RECORD SET →
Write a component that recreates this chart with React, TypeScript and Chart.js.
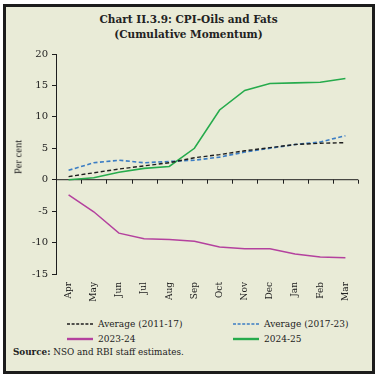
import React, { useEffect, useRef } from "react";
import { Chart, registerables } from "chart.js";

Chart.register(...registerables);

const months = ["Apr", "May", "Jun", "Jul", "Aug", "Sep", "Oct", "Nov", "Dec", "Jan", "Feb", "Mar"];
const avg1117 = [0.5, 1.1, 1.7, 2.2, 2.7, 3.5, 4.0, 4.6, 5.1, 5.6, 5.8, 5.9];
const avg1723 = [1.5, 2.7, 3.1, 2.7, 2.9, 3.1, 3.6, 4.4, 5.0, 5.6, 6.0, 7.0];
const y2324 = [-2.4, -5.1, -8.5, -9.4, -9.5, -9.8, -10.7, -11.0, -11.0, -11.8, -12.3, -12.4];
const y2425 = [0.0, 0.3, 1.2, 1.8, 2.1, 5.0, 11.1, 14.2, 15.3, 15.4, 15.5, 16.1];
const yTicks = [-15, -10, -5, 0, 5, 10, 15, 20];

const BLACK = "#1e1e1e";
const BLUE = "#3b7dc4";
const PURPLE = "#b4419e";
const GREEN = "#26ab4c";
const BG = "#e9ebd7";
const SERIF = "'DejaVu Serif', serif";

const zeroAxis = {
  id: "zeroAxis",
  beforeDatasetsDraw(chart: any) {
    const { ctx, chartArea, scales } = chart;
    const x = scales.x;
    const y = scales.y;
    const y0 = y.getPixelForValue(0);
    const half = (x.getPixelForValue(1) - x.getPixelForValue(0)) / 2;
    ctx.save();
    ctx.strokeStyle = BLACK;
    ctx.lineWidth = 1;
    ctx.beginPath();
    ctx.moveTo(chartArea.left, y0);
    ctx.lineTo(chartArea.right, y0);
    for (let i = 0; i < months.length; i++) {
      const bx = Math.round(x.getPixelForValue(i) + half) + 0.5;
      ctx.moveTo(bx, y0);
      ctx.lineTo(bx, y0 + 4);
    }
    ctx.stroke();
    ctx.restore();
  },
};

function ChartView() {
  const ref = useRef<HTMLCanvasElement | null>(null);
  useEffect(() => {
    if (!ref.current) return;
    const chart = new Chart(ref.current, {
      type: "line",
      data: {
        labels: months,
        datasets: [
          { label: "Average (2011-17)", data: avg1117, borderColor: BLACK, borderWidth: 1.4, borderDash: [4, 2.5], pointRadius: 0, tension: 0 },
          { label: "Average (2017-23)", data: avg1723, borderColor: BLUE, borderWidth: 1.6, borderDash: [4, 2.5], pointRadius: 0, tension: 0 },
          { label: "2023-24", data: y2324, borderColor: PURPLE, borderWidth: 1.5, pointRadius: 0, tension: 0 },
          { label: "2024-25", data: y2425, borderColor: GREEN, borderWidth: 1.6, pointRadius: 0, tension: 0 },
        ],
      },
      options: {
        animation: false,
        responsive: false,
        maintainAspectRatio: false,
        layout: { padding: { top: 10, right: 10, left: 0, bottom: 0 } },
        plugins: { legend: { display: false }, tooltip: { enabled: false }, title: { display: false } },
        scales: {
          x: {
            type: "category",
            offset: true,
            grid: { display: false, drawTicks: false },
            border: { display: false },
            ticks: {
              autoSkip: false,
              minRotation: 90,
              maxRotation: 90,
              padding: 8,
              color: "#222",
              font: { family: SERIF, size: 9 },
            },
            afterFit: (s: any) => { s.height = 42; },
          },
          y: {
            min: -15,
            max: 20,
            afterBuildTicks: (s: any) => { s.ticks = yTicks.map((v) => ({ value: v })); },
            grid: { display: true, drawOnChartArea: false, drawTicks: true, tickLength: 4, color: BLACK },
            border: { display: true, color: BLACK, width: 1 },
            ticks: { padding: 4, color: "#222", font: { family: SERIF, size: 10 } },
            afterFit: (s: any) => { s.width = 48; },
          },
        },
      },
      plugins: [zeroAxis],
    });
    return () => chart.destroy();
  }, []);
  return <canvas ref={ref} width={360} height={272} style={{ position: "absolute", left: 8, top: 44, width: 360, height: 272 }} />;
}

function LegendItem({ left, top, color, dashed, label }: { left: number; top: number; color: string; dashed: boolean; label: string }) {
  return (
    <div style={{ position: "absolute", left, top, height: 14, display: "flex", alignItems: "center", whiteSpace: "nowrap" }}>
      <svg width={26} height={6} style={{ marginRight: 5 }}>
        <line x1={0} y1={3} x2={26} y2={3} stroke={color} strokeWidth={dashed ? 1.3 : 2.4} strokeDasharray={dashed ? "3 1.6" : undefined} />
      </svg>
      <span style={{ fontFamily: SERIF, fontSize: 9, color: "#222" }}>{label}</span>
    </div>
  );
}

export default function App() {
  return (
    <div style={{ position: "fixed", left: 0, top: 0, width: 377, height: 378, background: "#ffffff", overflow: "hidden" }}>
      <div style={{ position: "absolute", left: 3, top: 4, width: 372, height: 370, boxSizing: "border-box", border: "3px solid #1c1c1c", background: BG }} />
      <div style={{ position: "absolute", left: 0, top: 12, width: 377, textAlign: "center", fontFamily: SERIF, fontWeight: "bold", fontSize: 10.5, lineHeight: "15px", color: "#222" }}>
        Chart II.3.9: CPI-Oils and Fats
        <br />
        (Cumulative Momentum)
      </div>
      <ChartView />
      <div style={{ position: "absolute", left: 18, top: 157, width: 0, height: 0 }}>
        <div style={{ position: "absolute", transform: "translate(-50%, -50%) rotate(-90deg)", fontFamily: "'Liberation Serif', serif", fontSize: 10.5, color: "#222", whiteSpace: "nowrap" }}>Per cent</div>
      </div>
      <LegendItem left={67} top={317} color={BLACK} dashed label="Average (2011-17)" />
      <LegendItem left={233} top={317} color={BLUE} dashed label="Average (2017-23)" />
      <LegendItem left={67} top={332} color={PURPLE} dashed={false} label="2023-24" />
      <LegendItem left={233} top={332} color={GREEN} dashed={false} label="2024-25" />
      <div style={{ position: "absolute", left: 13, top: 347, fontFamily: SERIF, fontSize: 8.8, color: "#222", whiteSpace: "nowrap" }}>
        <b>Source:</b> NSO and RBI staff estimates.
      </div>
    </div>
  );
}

--

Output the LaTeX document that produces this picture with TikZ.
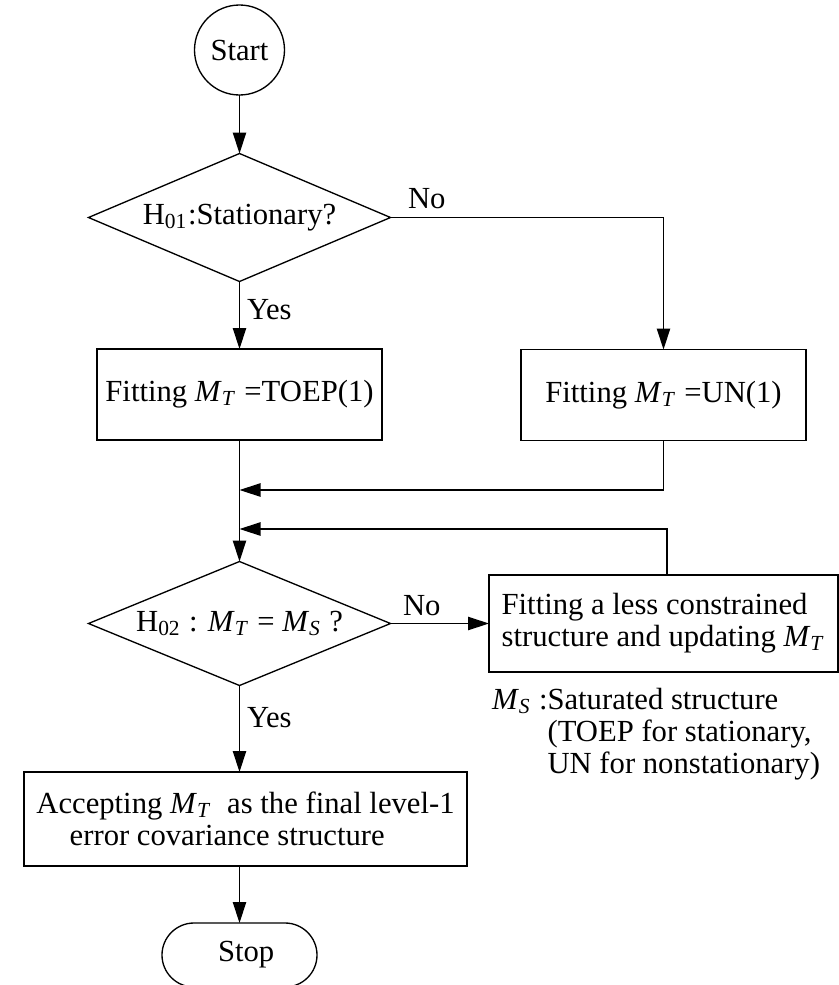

SET PROBLEM → From the records above, copy only the lines running from the line holding "Write a component" through the line holding "const yTicks = [-15, -10, -5, 0, 5, 10, 15, 20];", with no pictures.

COMPLETE OUTPUT →
Write a component that recreates this chart with React, TypeScript and Chart.js.
import React, { useEffect, useRef } from "react";
import { Chart, registerables } from "chart.js";

Chart.register(...registerables);

const months = ["Apr", "May", "Jun", "Jul", "Aug", "Sep", "Oct", "Nov", "Dec", "Jan", "Feb", "Mar"];
const avg1117 = [0.5, 1.1, 1.7, 2.2, 2.7, 3.5, 4.0, 4.6, 5.1, 5.6, 5.8, 5.9];
const avg1723 = [1.5, 2.7, 3.1, 2.7, 2.9, 3.1, 3.6, 4.4, 5.0, 5.6, 6.0, 7.0];
const y2324 = [-2.4, -5.1, -8.5, -9.4, -9.5, -9.8, -10.7, -11.0, -11.0, -11.8, -12.3, -12.4];
const y2425 = [0.0, 0.3, 1.2, 1.8, 2.1, 5.0, 11.1, 14.2, 15.3, 15.4, 15.5, 16.1];
const yTicks = [-15, -10, -5, 0, 5, 10, 15, 20];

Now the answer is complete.